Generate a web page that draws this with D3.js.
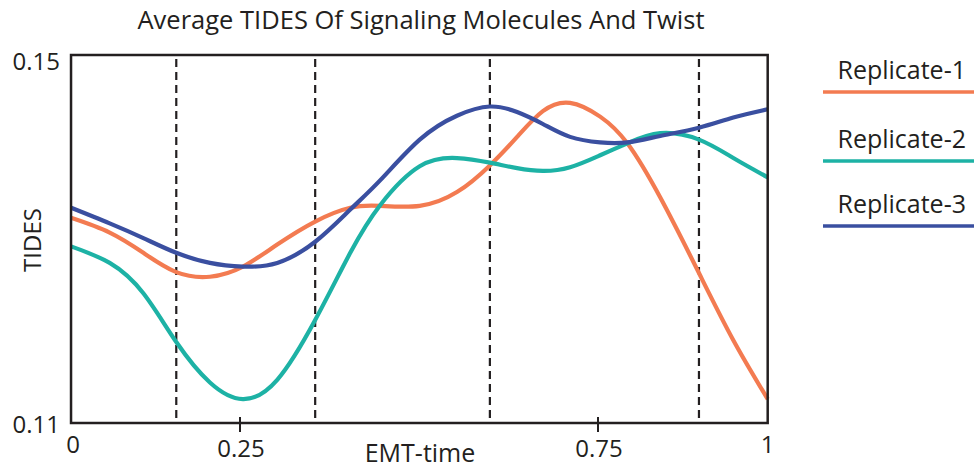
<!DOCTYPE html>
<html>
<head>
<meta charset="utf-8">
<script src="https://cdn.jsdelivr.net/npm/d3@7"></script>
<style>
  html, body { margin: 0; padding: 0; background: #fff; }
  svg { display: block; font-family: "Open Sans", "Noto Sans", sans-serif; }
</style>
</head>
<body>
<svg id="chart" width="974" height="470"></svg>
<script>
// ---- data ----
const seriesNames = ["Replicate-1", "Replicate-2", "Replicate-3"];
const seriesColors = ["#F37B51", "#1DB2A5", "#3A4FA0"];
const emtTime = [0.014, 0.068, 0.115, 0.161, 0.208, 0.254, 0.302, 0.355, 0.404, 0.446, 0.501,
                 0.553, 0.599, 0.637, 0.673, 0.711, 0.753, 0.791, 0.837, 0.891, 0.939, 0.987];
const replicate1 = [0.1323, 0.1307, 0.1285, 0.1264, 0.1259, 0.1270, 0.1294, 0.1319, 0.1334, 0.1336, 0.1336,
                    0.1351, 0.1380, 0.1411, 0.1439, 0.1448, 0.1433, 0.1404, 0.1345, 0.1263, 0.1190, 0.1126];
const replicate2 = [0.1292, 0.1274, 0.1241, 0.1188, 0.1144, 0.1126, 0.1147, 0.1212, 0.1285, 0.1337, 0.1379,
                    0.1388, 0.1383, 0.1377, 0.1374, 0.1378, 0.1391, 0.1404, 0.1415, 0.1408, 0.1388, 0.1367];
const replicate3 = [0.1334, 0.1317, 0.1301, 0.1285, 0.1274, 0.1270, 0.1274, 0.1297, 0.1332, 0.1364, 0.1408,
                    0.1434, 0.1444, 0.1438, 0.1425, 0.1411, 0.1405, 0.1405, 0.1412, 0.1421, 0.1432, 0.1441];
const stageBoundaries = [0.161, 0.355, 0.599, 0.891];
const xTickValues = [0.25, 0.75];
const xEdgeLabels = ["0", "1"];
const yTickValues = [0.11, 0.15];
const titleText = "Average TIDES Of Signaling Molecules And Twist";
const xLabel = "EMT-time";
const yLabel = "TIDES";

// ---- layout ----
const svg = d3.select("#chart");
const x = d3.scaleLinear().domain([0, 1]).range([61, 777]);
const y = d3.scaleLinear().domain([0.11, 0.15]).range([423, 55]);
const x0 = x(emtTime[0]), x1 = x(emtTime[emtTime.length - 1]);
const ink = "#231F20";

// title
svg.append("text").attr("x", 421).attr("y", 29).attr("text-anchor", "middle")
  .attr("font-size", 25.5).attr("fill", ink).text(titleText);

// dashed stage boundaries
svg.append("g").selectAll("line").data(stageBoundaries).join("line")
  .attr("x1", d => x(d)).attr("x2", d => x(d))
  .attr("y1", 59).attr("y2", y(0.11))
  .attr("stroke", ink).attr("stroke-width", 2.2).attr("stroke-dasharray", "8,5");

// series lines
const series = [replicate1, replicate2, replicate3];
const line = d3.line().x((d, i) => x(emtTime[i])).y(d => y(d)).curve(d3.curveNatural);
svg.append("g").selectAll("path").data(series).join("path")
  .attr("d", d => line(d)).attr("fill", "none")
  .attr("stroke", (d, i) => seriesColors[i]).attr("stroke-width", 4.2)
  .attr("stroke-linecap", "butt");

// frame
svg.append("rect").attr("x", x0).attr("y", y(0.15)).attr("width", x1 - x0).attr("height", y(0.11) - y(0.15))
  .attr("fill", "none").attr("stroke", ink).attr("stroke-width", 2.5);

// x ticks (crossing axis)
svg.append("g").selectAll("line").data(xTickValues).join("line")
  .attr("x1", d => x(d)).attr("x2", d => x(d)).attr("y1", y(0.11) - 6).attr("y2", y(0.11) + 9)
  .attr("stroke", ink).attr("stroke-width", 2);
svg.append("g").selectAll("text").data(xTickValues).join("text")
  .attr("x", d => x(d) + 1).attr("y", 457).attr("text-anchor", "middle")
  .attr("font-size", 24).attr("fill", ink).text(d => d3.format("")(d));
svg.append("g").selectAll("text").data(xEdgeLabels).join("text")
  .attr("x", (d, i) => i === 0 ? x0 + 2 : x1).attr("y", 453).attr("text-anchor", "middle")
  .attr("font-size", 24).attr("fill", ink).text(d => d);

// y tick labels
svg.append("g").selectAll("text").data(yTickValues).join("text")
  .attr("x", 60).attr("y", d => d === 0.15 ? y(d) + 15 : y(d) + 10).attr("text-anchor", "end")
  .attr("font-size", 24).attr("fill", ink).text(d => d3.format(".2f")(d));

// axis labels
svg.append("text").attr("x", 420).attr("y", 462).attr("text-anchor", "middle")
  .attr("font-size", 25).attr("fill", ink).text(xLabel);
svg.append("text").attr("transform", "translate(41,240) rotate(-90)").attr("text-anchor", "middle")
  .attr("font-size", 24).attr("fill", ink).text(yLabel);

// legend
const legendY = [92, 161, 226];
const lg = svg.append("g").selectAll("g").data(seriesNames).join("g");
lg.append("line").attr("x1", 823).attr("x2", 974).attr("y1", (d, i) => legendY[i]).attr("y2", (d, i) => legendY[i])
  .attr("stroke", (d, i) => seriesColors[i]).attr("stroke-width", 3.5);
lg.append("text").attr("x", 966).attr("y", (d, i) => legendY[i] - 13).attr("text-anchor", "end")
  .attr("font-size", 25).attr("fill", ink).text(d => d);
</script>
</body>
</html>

> Brief
Copy all the data exactly as written, but skip any picture.

> Correct output
Generate a web page that draws this with D3.js.
<!DOCTYPE html>
<html>
<head>
<meta charset="utf-8">
<script src="https://cdn.jsdelivr.net/npm/d3@7"></script>
<style>
  html, body { margin: 0; padding: 0; background: #fff; }
  svg { display: block; font-family: "Open Sans", "Noto Sans", sans-serif; }
</style>
</head>
<body>
<svg id="chart" width="974" height="470"></svg>
<script>
// ---- data ----
const seriesNames = ["Replicate-1", "Replicate-2", "Replicate-3"];
const seriesColors = ["#F37B51", "#1DB2A5", "#3A4FA0"];
const emtTime = [0.014, 0.068, 0.115, 0.161, 0.208, 0.254, 0.302, 0.355, 0.404, 0.446, 0.501,
                 0.553, 0.599, 0.637, 0.673, 0.711, 0.753, 0.791, 0.837, 0.891, 0.939, 0.987];
const replicate1 = [0.1323, 0.1307, 0.1285, 0.1264, 0.1259, 0.1270, 0.1294, 0.1319, 0.1334, 0.1336, 0.1336,
                    0.1351, 0.1380, 0.1411, 0.1439, 0.1448, 0.1433, 0.1404, 0.1345, 0.1263, 0.1190, 0.1126];
const replicate2 = [0.1292, 0.1274, 0.1241, 0.1188, 0.1144, 0.1126, 0.1147, 0.1212, 0.1285, 0.1337, 0.1379,
                    0.1388, 0.1383, 0.1377, 0.1374, 0.1378, 0.1391, 0.1404, 0.1415, 0.1408, 0.1388, 0.1367];
const replicate3 = [0.1334, 0.1317, 0.1301, 0.1285, 0.1274, 0.1270, 0.1274, 0.1297, 0.1332, 0.1364, 0.1408,
                    0.1434, 0.1444, 0.1438, 0.1425, 0.1411, 0.1405, 0.1405, 0.1412, 0.1421, 0.1432, 0.1441];
const stageBoundaries = [0.161, 0.355, 0.599, 0.891];
const xTickValues = [0.25, 0.75];
const xEdgeLabels = ["0", "1"];
const yTickValues = [0.11, 0.15];
const titleText = "Average TIDES Of Signaling Molecules And Twist";
const xLabel = "EMT-time";
const yLabel = "TIDES";

// ---- layout ----
const svg = d3.select("#chart");
const x = d3.scaleLinear().domain([0, 1]).range([61, 777]);
const y = d3.scaleLinear().domain([0.11, 0.15]).range([423, 55]);
const x0 = x(emtTime[0]), x1 = x(emtTime[emtTime.length - 1]);
const ink = "#231F20";

// title
svg.append("text").attr("x", 421).attr("y", 29).attr("text-anchor", "middle")
  .attr("font-size", 25.5).attr("fill", ink).text(titleText);

// dashed stage boundaries
svg.append("g").selectAll("line").data(stageBoundaries).join("line")
  .attr("x1", d => x(d)).attr("x2", d => x(d))
  .attr("y1", 59).attr("y2", y(0.11))
  .attr("stroke", ink).attr("stroke-width", 2.2).attr("stroke-dasharray", "8,5");

// series lines
const series = [replicate1, replicate2, replicate3];
const line = d3.line().x((d, i) => x(emtTime[i])).y(d => y(d)).curve(d3.curveNatural);
svg.append("g").selectAll("path").data(series).join("path")
  .attr("d", d => line(d)).attr("fill", "none")
  .attr("stroke", (d, i) => seriesColors[i]).attr("stroke-width", 4.2)
  .attr("stroke-linecap", "butt");

// frame
svg.append("rect").attr("x", x0).attr("y", y(0.15)).attr("width", x1 - x0).attr("height", y(0.11) - y(0.15))
  .attr("fill", "none").attr("stroke", ink).attr("stroke-width", 2.5);

// x ticks (crossing axis)
svg.append("g").selectAll("line").data(xTickValues).join("line")
  .attr("x1", d => x(d)).attr("x2", d => x(d)).attr("y1", y(0.11) - 6).attr("y2", y(0.11) + 9)
  .attr("stroke", ink).attr("stroke-width", 2);
svg.append("g").selectAll("text").data(xTickValues).join("text")
  .attr("x", d => x(d) + 1).attr("y", 457).attr("text-anchor", "middle")
  .attr("font-size", 24).attr("fill", ink).text(d => d3.format("")(d));
svg.append("g").selectAll("text").data(xEdgeLabels).join("text")
  .attr("x", (d, i) => i === 0 ? x0 + 2 : x1).attr("y", 453).attr("text-anchor", "middle")
  .attr("font-size", 24).attr("fill", ink).text(d => d);

// y tick labels
svg.append("g").selectAll("text").data(yTickValues).join("text")
  .attr("x", 60).attr("y", d => d === 0.15 ? y(d) + 15 : y(d) + 10).attr("text-anchor", "end")
  .attr("font-size", 24).attr("fill", ink).text(d => d3.format(".2f")(d));

// axis labels
svg.append("text").attr("x", 420).attr("y", 462).attr("text-anchor", "middle")
  .attr("font-size", 25).attr("fill", ink).text(xLabel);
svg.append("text").attr("transform", "translate(41,240) rotate(-90)").attr("text-anchor", "middle")
  .attr("font-size", 24).attr("fill", ink).text(yLabel);

// legend
const legendY = [92, 161, 226];
const lg = svg.append("g").selectAll("g").data(seriesNames).join("g");
lg.append("line").attr("x1", 823).attr("x2", 974).attr("y1", (d, i) => legendY[i]).attr("y2", (d, i) => legendY[i])
  .attr("stroke", (d, i) => seriesColors[i]).attr("stroke-width", 3.5);
lg.append("text").attr("x", 966).attr("y", (d, i) => legendY[i] - 13).attr("text-anchor", "end")
  .attr("font-size", 25).attr("fill", ink).text(d => d);
</script>
</body>
</html>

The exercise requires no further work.